Arias isn’t confident that international leaders will slow global warming or that her own government can handle the expected fallout, such as mass migrations and civil unrest over rising inequality. With such an uncertain future, she thought hard several years ago about whether to have children.

“My answer was no,” says Arias, a researcher at the University of Antioquia in Medellín, who was one of the 234 scientists who wrote a climate-science report published by the Intergovernmental Panel on Climate Change (IPCC) in August.

That assessment, which makes clear that the world is running out of time to avoid the most severe impacts of climate change, figured prominently in climate negotiations at the COP26 meeting in Glasgow, UK early this month.

Many other leading climate researchers share Arias’s concerns about the future. Nature conducted an anonymous survey of the 233 living IPCC authors last month and received responses from 92 scientists — about 40 per cent of the group.

Their answers suggest strong scepticism that governments will markedly slow the pace of global warming, despite political promises made by international leaders as part of the 2015 Paris climate agreement.

Six in 10 of the respondents said that they expect the world to warm by at least 3°C by the end of the century, compared with what conditions were like before the Industrial Revolution. That is far beyond the Paris agreement’s goal to limit warming to 1.5-2°C.

Most of the survey’s respondents – 88 per cent – said they think global warming constitutes a ‘crisis’, and nearly as many said they expect to see catastrophic impacts of climate change in their lifetimes. Just under half said that global warming has caused them to reconsider major life decisions, such as where to live and whether to have children.

More than 60 per cent said that they experience anxiety, grief or other distress because of concerns over climate change.

For Arias, who frequently sees the impacts of political instability out of her office window as immigrants from strife-torn Venezuela wander the streets seeking food and shelter, the choice about children came naturally. She says many friends and colleagues have arrived at the same conclusion.

“I’m not saying that that is a decision that everyone should make,” she says, “but it’s not something I am struggling with much anymore.”

The pessimism expressed by some IPCC panellists underscored the vast gulf between hopes and expectations for the climate summit in Glasgow. In advance of the meeting, the United States, the European Union, China and others had announced new plans to curb greenhouse-gas emissions, although scientific analyses suggest those plans still fall well short of the Paris goals.

Over the next two weeks, countries will formalise – and perhaps even strengthen – those commitments. But making them a reality will require as-yet-unprecedented political mobilization at the national level once leaders return home.

“Right now, governments are just at the stage of providing green promises, but so far we have not seen any actions to curb greenhouse-gas emissions,” says Mouhamadou Bamba Sylla, an IPCC author and climate modeller at the African Institute for Mathematical Sciences in Kigali, Rwanda.
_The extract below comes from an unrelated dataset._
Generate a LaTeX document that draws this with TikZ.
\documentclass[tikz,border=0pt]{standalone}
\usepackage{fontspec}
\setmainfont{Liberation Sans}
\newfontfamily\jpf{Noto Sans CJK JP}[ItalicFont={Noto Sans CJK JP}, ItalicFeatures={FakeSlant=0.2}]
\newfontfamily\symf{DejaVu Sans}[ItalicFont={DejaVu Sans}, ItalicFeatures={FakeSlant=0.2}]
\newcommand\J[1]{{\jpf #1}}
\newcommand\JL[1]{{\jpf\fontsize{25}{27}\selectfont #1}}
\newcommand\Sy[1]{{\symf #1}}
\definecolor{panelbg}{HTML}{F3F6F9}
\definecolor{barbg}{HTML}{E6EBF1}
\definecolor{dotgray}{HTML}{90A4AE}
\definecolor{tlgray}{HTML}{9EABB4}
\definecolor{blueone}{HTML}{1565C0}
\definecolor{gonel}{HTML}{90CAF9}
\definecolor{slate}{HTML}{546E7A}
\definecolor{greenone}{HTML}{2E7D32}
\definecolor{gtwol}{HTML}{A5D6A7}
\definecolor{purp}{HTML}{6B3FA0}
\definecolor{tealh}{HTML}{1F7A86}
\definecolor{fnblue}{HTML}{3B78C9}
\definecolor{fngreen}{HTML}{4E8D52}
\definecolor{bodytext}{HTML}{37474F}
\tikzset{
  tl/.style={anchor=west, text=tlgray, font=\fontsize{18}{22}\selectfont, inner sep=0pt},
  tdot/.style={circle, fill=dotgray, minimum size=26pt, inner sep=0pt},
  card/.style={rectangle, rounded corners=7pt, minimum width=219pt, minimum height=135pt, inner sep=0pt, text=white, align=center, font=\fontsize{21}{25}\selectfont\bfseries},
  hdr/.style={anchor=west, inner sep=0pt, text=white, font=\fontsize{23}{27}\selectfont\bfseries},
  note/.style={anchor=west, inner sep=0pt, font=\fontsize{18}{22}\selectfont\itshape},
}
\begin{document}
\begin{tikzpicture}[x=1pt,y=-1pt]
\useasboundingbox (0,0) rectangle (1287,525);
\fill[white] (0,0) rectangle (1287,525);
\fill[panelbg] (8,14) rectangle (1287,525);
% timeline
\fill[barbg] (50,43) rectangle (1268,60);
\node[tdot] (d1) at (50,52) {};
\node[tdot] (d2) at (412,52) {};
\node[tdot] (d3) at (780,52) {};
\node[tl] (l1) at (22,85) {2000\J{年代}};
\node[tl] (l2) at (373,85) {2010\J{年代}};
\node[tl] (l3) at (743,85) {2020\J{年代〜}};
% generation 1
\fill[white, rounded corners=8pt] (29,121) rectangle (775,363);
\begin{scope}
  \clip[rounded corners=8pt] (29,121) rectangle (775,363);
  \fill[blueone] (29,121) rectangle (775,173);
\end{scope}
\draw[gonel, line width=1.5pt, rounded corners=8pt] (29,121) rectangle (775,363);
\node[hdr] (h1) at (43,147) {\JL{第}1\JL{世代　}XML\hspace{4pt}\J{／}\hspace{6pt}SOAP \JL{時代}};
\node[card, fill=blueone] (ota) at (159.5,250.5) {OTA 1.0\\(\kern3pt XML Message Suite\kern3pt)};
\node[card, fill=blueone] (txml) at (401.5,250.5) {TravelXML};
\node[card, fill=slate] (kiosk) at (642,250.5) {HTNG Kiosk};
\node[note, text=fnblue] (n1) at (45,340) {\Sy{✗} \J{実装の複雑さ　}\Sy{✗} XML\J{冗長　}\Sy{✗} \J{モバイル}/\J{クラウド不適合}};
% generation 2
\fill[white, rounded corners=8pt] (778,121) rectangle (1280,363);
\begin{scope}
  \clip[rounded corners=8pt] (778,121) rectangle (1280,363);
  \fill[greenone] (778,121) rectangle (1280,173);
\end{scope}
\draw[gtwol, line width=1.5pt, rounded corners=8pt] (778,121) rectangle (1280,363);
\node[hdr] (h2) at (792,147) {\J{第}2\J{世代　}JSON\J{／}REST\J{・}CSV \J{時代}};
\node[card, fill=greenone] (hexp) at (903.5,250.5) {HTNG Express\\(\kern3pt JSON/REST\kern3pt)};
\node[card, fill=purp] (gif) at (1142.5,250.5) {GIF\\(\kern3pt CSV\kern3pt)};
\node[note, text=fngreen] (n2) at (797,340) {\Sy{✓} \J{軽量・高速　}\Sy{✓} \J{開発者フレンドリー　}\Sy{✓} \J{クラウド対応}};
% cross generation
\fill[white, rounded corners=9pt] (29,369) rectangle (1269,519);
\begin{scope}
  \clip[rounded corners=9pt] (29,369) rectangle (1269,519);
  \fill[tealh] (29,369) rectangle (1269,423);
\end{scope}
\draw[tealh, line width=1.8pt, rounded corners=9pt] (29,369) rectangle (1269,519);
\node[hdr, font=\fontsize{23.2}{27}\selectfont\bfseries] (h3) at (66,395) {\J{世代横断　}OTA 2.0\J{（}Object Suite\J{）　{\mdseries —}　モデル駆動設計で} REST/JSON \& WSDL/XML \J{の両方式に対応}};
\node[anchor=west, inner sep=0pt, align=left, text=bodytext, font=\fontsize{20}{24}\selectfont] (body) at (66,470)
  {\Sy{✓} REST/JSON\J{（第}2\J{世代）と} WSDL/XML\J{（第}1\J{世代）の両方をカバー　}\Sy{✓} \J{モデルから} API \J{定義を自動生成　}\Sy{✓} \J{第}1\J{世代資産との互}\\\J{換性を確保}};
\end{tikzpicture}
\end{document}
Sylla says his home country of Senegal has gone through all the motions and developed adaptation plans for a warming climate, but is anything changing on the ground? “I don’t think so,” he says.
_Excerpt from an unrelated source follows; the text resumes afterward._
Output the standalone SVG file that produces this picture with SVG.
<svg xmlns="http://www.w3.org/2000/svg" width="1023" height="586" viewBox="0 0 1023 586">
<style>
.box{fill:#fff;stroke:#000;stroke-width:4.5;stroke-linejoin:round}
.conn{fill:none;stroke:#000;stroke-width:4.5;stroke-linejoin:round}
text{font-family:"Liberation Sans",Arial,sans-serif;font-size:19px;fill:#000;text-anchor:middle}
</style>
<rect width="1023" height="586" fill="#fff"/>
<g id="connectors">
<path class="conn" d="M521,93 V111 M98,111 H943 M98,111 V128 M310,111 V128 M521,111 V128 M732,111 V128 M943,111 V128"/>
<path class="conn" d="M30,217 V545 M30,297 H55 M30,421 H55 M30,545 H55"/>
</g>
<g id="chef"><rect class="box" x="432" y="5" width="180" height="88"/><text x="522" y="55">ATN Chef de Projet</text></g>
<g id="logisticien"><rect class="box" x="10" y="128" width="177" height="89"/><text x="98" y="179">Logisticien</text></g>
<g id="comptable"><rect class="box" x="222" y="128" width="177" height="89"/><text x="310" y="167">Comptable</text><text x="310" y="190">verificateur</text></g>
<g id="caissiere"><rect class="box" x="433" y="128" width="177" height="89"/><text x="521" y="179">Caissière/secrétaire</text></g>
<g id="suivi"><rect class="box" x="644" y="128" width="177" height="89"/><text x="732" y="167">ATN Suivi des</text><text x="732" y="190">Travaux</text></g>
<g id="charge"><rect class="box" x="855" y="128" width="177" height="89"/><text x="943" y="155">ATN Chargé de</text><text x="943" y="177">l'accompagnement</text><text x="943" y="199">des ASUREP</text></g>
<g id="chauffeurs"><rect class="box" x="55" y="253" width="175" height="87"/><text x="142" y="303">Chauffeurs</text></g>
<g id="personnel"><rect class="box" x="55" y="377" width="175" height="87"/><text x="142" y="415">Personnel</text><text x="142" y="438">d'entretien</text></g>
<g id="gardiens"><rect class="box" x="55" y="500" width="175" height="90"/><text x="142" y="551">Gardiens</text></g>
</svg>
The scientists surveyed by Nature are part of the IPCC working group charged with assessing the causes and extent of climate change. Their latest report, approved by 195 governments in August, concluded that fossil-fuel emissions are driving unprecedented planetary changes, threatening both people and the ecosystems that humans rely on for food and other resources.

“Unless there are immediate, rapid and large-scale reductions in greenhouse gas emissions, limiting warming to close to 1.5 °C or even 2°C will be beyond reach,” the IPCC said. But in announcing the report, IPCC scientists stressed that these goals could still be achieved.

A separate report from the United Nations Environment Programme last week projected that the climate commitments already announced by nations would put the world on a path towards 2.7 °C of warming by the end of the century.